> **WORK TO BE COMPLETED**
Drop the pictures, then extract the listing word for word.
────────
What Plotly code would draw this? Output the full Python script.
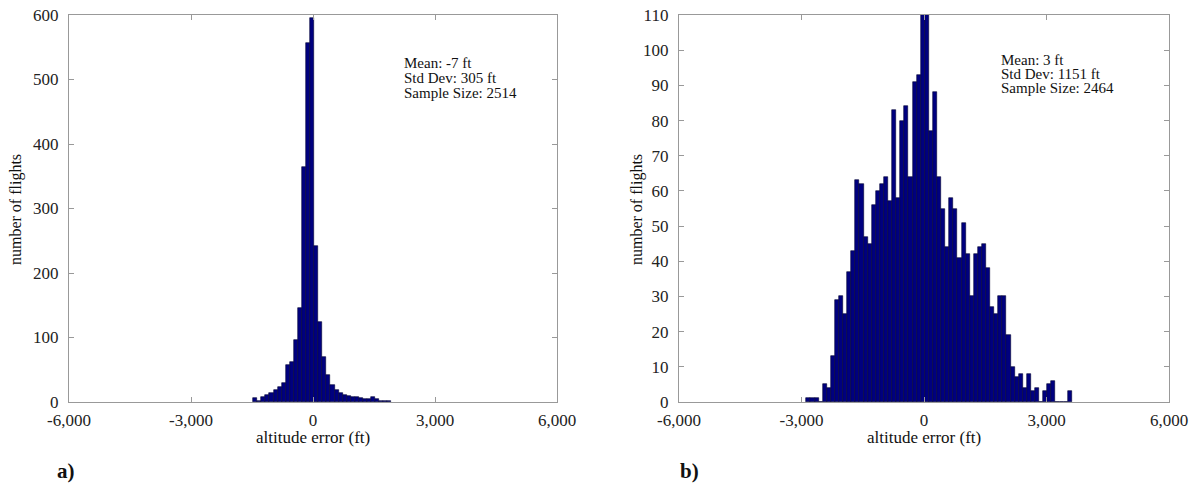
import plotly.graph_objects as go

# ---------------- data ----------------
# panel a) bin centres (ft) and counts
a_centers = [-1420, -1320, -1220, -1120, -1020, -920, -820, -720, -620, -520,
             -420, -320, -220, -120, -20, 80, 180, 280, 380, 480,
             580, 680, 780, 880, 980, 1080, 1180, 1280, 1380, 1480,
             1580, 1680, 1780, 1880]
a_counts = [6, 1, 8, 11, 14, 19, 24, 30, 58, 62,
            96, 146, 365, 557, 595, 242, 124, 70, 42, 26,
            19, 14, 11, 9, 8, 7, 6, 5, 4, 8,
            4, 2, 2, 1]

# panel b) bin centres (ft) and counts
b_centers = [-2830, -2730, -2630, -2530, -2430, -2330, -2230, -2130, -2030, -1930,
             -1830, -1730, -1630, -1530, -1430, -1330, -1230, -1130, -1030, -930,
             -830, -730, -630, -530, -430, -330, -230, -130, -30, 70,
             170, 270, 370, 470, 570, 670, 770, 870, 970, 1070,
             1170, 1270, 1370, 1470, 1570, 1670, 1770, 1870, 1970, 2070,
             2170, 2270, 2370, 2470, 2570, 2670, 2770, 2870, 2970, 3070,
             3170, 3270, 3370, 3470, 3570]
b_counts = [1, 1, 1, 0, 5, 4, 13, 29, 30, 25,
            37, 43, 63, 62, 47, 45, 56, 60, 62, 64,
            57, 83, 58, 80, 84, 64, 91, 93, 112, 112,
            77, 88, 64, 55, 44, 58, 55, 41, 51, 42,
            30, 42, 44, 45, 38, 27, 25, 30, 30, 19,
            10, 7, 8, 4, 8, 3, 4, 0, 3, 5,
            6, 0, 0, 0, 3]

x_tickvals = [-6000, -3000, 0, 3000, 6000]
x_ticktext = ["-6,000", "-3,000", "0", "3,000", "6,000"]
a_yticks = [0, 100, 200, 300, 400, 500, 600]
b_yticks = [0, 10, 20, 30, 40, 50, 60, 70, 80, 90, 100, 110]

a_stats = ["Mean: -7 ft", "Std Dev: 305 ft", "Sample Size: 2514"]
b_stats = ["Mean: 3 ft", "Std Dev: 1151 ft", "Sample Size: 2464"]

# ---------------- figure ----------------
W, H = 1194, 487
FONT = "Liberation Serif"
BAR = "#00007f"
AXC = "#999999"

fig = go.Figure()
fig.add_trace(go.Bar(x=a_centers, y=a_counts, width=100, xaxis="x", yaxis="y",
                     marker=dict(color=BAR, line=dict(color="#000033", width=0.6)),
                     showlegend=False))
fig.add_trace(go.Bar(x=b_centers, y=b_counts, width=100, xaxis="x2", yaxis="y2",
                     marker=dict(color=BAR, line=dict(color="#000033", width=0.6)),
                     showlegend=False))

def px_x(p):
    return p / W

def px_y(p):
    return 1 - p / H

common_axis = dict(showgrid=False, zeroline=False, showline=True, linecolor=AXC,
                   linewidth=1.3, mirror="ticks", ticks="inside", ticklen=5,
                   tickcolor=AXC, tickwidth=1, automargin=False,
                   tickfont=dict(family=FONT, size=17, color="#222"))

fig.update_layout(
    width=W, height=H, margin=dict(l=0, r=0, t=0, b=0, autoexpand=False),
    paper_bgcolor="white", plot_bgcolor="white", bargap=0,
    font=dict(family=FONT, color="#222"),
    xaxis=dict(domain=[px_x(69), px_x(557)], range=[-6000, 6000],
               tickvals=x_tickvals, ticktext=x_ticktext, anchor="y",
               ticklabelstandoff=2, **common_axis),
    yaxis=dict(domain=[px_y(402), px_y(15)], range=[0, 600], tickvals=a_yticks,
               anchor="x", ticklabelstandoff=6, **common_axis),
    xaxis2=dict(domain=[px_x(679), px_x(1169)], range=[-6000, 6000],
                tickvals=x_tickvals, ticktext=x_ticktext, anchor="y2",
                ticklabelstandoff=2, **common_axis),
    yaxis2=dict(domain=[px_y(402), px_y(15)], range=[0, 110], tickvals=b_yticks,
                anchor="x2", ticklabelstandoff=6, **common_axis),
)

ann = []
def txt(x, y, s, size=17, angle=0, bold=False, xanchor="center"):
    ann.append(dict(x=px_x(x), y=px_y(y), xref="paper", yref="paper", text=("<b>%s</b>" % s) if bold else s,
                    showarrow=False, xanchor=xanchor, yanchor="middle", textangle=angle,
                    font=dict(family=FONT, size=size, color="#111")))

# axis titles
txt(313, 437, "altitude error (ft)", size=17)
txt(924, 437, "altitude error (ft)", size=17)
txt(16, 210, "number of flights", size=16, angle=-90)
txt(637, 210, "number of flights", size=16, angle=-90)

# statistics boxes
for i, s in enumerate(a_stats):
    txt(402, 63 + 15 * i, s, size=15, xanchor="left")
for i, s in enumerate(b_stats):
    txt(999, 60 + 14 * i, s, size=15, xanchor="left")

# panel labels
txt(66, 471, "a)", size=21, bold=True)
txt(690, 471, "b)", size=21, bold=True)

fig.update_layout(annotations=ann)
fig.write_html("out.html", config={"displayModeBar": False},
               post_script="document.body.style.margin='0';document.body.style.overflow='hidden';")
────────
> **TASK RESULT**
What Plotly code would draw this? Output the full Python script.
import plotly.graph_objects as go

# ---------------- data ----------------
# panel a) bin centres (ft) and counts
a_centers = [-1420, -1320, -1220, -1120, -1020, -920, -820, -720, -620, -520,
             -420, -320, -220, -120, -20, 80, 180, 280, 380, 480,
             580, 680, 780, 880, 980, 1080, 1180, 1280, 1380, 1480,
             1580, 1680, 1780, 1880]
a_counts = [6, 1, 8, 11, 14, 19, 24, 30, 58, 62,
            96, 146, 365, 557, 595, 242, 124, 70, 42, 26,
            19, 14, 11, 9, 8, 7, 6, 5, 4, 8,
            4, 2, 2, 1]

# panel b) bin centres (ft) and counts
b_centers = [-2830, -2730, -2630, -2530, -2430, -2330, -2230, -2130, -2030, -1930,
             -1830, -1730, -1630, -1530, -1430, -1330, -1230, -1130, -1030, -930,
             -830, -730, -630, -530, -430, -330, -230, -130, -30, 70,
             170, 270, 370, 470, 570, 670, 770, 870, 970, 1070,
             1170, 1270, 1370, 1470, 1570, 1670, 1770, 1870, 1970, 2070,
             2170, 2270, 2370, 2470, 2570, 2670, 2770, 2870, 2970, 3070,
             3170, 3270, 3370, 3470, 3570]
b_counts = [1, 1, 1, 0, 5, 4, 13, 29, 30, 25,
            37, 43, 63, 62, 47, 45, 56, 60, 62, 64,
            57, 83, 58, 80, 84, 64, 91, 93, 112, 112,
            77, 88, 64, 55, 44, 58, 55, 41, 51, 42,
            30, 42, 44, 45, 38, 27, 25, 30, 30, 19,
            10, 7, 8, 4, 8, 3, 4, 0, 3, 5,
            6, 0, 0, 0, 3]

x_tickvals = [-6000, -3000, 0, 3000, 6000]
x_ticktext = ["-6,000", "-3,000", "0", "3,000", "6,000"]
a_yticks = [0, 100, 200, 300, 400, 500, 600]
b_yticks = [0, 10, 20, 30, 40, 50, 60, 70, 80, 90, 100, 110]

a_stats = ["Mean: -7 ft", "Std Dev: 305 ft", "Sample Size: 2514"]
b_stats = ["Mean: 3 ft", "Std Dev: 1151 ft", "Sample Size: 2464"]

# ---------------- figure ----------------
W, H = 1194, 487
FONT = "Liberation Serif"
BAR = "#00007f"
AXC = "#999999"

fig = go.Figure()
fig.add_trace(go.Bar(x=a_centers, y=a_counts, width=100, xaxis="x", yaxis="y",
                     marker=dict(color=BAR, line=dict(color="#000033", width=0.6)),
                     showlegend=False))
fig.add_trace(go.Bar(x=b_centers, y=b_counts, width=100, xaxis="x2", yaxis="y2",
                     marker=dict(color=BAR, line=dict(color="#000033", width=0.6)),
                     showlegend=False))

def px_x(p):
    return p / W

def px_y(p):
    return 1 - p / H

common_axis = dict(showgrid=False, zeroline=False, showline=True, linecolor=AXC,
                   linewidth=1.3, mirror="ticks", ticks="inside", ticklen=5,
                   tickcolor=AXC, tickwidth=1, automargin=False,
                   tickfont=dict(family=FONT, size=17, color="#222"))

fig.update_layout(
    width=W, height=H, margin=dict(l=0, r=0, t=0, b=0, autoexpand=False),
    paper_bgcolor="white", plot_bgcolor="white", bargap=0,
    font=dict(family=FONT, color="#222"),
    xaxis=dict(domain=[px_x(69), px_x(557)], range=[-6000, 6000],
               tickvals=x_tickvals, ticktext=x_ticktext, anchor="y",
               ticklabelstandoff=2, **common_axis),
    yaxis=dict(domain=[px_y(402), px_y(15)], range=[0, 600], tickvals=a_yticks,
               anchor="x", ticklabelstandoff=6, **common_axis),
    xaxis2=dict(domain=[px_x(679), px_x(1169)], range=[-6000, 6000],
                tickvals=x_tickvals, ticktext=x_ticktext, anchor="y2",
                ticklabelstandoff=2, **common_axis),
    yaxis2=dict(domain=[px_y(402), px_y(15)], range=[0, 110], tickvals=b_yticks,
                anchor="x2", ticklabelstandoff=6, **common_axis),
)

ann = []
def txt(x, y, s, size=17, angle=0, bold=False, xanchor="center"):
    ann.append(dict(x=px_x(x), y=px_y(y), xref="paper", yref="paper", text=("<b>%s</b>" % s) if bold else s,
                    showarrow=False, xanchor=xanchor, yanchor="middle", textangle=angle,
                    font=dict(family=FONT, size=size, color="#111")))

# axis titles
txt(313, 437, "altitude error (ft)", size=17)
txt(924, 437, "altitude error (ft)", size=17)
txt(16, 210, "number of flights", size=16, angle=-90)
txt(637, 210, "number of flights", size=16, angle=-90)

# statistics boxes
for i, s in enumerate(a_stats):
    txt(402, 63 + 15 * i, s, size=15, xanchor="left")
for i, s in enumerate(b_stats):
    txt(999, 60 + 14 * i, s, size=15, xanchor="left")

# panel labels
txt(66, 471, "a)", size=21, bold=True)
txt(690, 471, "b)", size=21, bold=True)

fig.update_layout(annotations=ann)
fig.write_html("out.html", config={"displayModeBar": False},
               post_script="document.body.style.margin='0';document.body.style.overflow='hidden';")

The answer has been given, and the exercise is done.